▶ Required task
Output the records exactly as they appear, with no pictures included.

⁂

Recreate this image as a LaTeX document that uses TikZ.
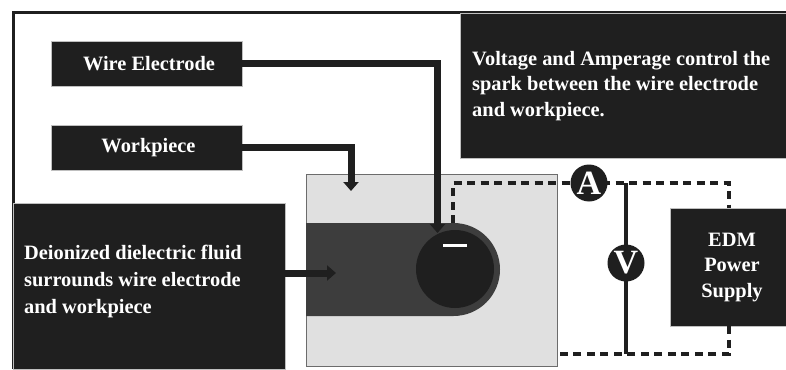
\documentclass[tikz,border=0pt]{standalone}
\usepackage{fontspec}
\setmainfont{Liberation Serif}
\usetikzlibrary{arrows.meta}
\definecolor{ink}{gray}{0.12}
\definecolor{plate}{gray}{0.88}
\definecolor{fluid}{gray}{0.24}
\tikzset{
  blackbox/.style={fill=ink,draw=gray!50,line width=0.4pt,inner sep=0pt},
  boxtext/.style={text=white,inner sep=0pt,font=\bfseries\fontsize{20.4}{25.5}\selectfont},
  leader/.style={draw=ink,line width=7pt,-{Triangle[width=15pt,length=9pt]}},
  dashwire/.style={draw=ink,line width=4pt,dash pattern=on 8pt off 5.5pt},
  meter/.style={circle,fill=ink,minimum size=37pt,inner sep=0pt,text=white,font=\bfseries\fontsize{34}{34}\selectfont}
}
\begin{document}
\begin{tikzpicture}[x=1pt,y=-1pt]
\useasboundingbox (0,0) rectangle (786,369);
\fill[white] (0,0) rectangle (786,369);
% frame
\draw[ink,line width=3pt] (13,369) -- (13,13) -- (786,13);
% workpiece block
\node[draw=gray!85!black,fill=plate,line width=1.2pt,minimum width=251pt,minimum height=192pt,inner sep=0pt,anchor=north west] (block) at (306,174) {};
% dielectric channel and wire
\fill[fluid] (306,223) -- (453.5,223) arc[start angle=-90,end angle=90,radius=46.5] -- (306,316) -- cycle;
\node[circle,fill=ink,minimum size=78pt,inner sep=0pt] (wire) at (455,269) {};
\fill[white] (443,243.5) rectangle (467,246.5);
% boxes
\node[blackbox,minimum width=191pt,minimum height=45pt,anchor=north west] (wirebox) at (51,41) {};
\node[boxtext] (wiretext) at (149,64) {Wire Electrode};
\node[blackbox,minimum width=191pt,minimum height=45pt,anchor=north west] (workbox) at (51,125) {};
\node[boxtext] (worktext) at (148.5,148) {Workpiece};
\node[blackbox,minimum width=272pt,minimum height=166pt,anchor=north west] (fluidbox) at (13,203) {};
\node[boxtext,font=\bfseries\fontsize{20.4}{27}\selectfont,align=left,anchor=west] (fluidtext) at (24,281) {Deionized dielectric fluid\\surrounds wire electrode\\and workpiece};
\node[blackbox,minimum width=326pt,minimum height=145pt,anchor=north west] (notebox) at (460,13) {};
\node[boxtext,align=left,anchor=west] (notetext) at (472,86) {Voltage and Amperage control the\\spark between the wire electrode\\and workpiece.};
\node[blackbox,minimum width=116pt,minimum height=118pt,anchor=north west] (psu) at (670,208) {};
\node[boxtext,align=center] (psutext) at (732,267.5) {EDM\\Power\\Supply};
% coordinates
\coordinate (wtop) at (437.5,63);
\coordinate (wtip) at (437.5,233);
\coordinate (ptop) at (351,147);
\coordinate (ptip) at (351,191);
\coordinate (ftip) at (336,273);
\coordinate (fstart) at (285,273);
\coordinate (dstart) at (453,223);
\coordinate (dcorner) at (453,183);
\coordinate (ajunction) at (626,183);
\coordinate (tr) at (729,183);
\coordinate (br) at (729,354);
\coordinate (vjunction) at (626,354);
\coordinate (bstart) at (558,354);
% leaders
\draw[leader] (wirebox.east |- wtop) -- (wtop) -- (wtip);
\draw[leader] (workbox.east |- ptop) -- (ptop) -- (ptip);
\draw[leader] (fstart) -- (ftip);
% circuit
\draw[dashwire] (dstart) -- (dcorner) -- (tr) -- (psu.north -| tr);
\draw[dashwire] (psu.south -| br) -- (br) -- (bstart);
\draw[ink,line width=4pt] (ajunction) -- (vjunction);
\node[meter] (ammeter) at (589,183) {A};
\node[meter] (voltmeter) at (626,263) {V};
\end{tikzpicture}
\end{document}
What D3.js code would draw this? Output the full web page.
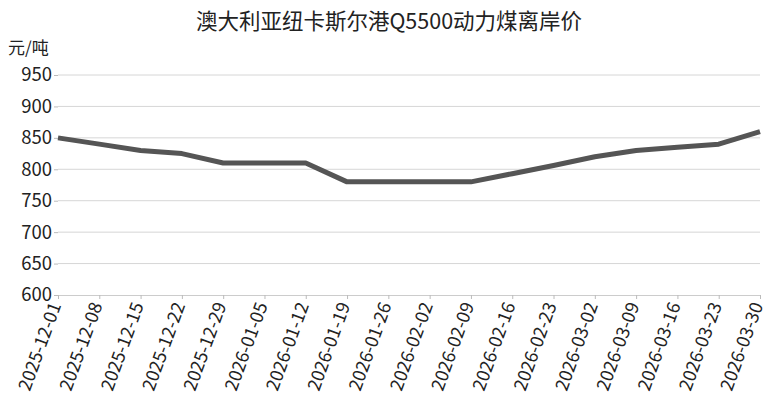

⁂

▶ Response
Recreate this image as a LaTeX document that uses TikZ.
\documentclass[tikz,border=0pt]{standalone}
\usepackage{fontspec}
\setmainfont{Liberation Serif}
\usetikzlibrary{arrows.meta}
\definecolor{ink}{gray}{0.12}
\definecolor{plate}{gray}{0.88}
\definecolor{fluid}{gray}{0.24}
\tikzset{
  blackbox/.style={fill=ink,draw=gray!50,line width=0.4pt,inner sep=0pt},
  boxtext/.style={text=white,inner sep=0pt,font=\bfseries\fontsize{20.4}{25.5}\selectfont},
  leader/.style={draw=ink,line width=7pt,-{Triangle[width=15pt,length=9pt]}},
  dashwire/.style={draw=ink,line width=4pt,dash pattern=on 8pt off 5.5pt},
  meter/.style={circle,fill=ink,minimum size=37pt,inner sep=0pt,text=white,font=\bfseries\fontsize{34}{34}\selectfont}
}
\begin{document}
\begin{tikzpicture}[x=1pt,y=-1pt]
\useasboundingbox (0,0) rectangle (786,369);
\fill[white] (0,0) rectangle (786,369);
% frame
\draw[ink,line width=3pt] (13,369) -- (13,13) -- (786,13);
% workpiece block
\node[draw=gray!85!black,fill=plate,line width=1.2pt,minimum width=251pt,minimum height=192pt,inner sep=0pt,anchor=north west] (block) at (306,174) {};
% dielectric channel and wire
\fill[fluid] (306,223) -- (453.5,223) arc[start angle=-90,end angle=90,radius=46.5] -- (306,316) -- cycle;
\node[circle,fill=ink,minimum size=78pt,inner sep=0pt] (wire) at (455,269) {};
\fill[white] (443,243.5) rectangle (467,246.5);
% boxes
\node[blackbox,minimum width=191pt,minimum height=45pt,anchor=north west] (wirebox) at (51,41) {};
\node[boxtext] (wiretext) at (149,64) {Wire Electrode};
\node[blackbox,minimum width=191pt,minimum height=45pt,anchor=north west] (workbox) at (51,125) {};
\node[boxtext] (worktext) at (148.5,148) {Workpiece};
\node[blackbox,minimum width=272pt,minimum height=166pt,anchor=north west] (fluidbox) at (13,203) {};
\node[boxtext,font=\bfseries\fontsize{20.4}{27}\selectfont,align=left,anchor=west] (fluidtext) at (24,281) {Deionized dielectric fluid\\surrounds wire electrode\\and workpiece};
\node[blackbox,minimum width=326pt,minimum height=145pt,anchor=north west] (notebox) at (460,13) {};
\node[boxtext,align=left,anchor=west] (notetext) at (472,86) {Voltage and Amperage control the\\spark between the wire electrode\\and workpiece.};
\node[blackbox,minimum width=116pt,minimum height=118pt,anchor=north west] (psu) at (670,208) {};
\node[boxtext,align=center] (psutext) at (732,267.5) {EDM\\Power\\Supply};
% coordinates
\coordinate (wtop) at (437.5,63);
\coordinate (wtip) at (437.5,233);
\coordinate (ptop) at (351,147);
\coordinate (ptip) at (351,191);
\coordinate (ftip) at (336,273);
\coordinate (fstart) at (285,273);
\coordinate (dstart) at (453,223);
\coordinate (dcorner) at (453,183);
\coordinate (ajunction) at (626,183);
\coordinate (tr) at (729,183);
\coordinate (br) at (729,354);
\coordinate (vjunction) at (626,354);
\coordinate (bstart) at (558,354);
% leaders
\draw[leader] (wirebox.east |- wtop) -- (wtop) -- (wtip);
\draw[leader] (workbox.east |- ptop) -- (ptop) -- (ptip);
\draw[leader] (fstart) -- (ftip);
% circuit
\draw[dashwire] (dstart) -- (dcorner) -- (tr) -- (psu.north -| tr);
\draw[dashwire] (psu.south -| br) -- (br) -- (bstart);
\draw[ink,line width=4pt] (ajunction) -- (vjunction);
\node[meter] (ammeter) at (589,183) {A};
\node[meter] (voltmeter) at (626,263) {V};
\end{tikzpicture}
\end{document}
What D3.js code would draw this? Output the full web page.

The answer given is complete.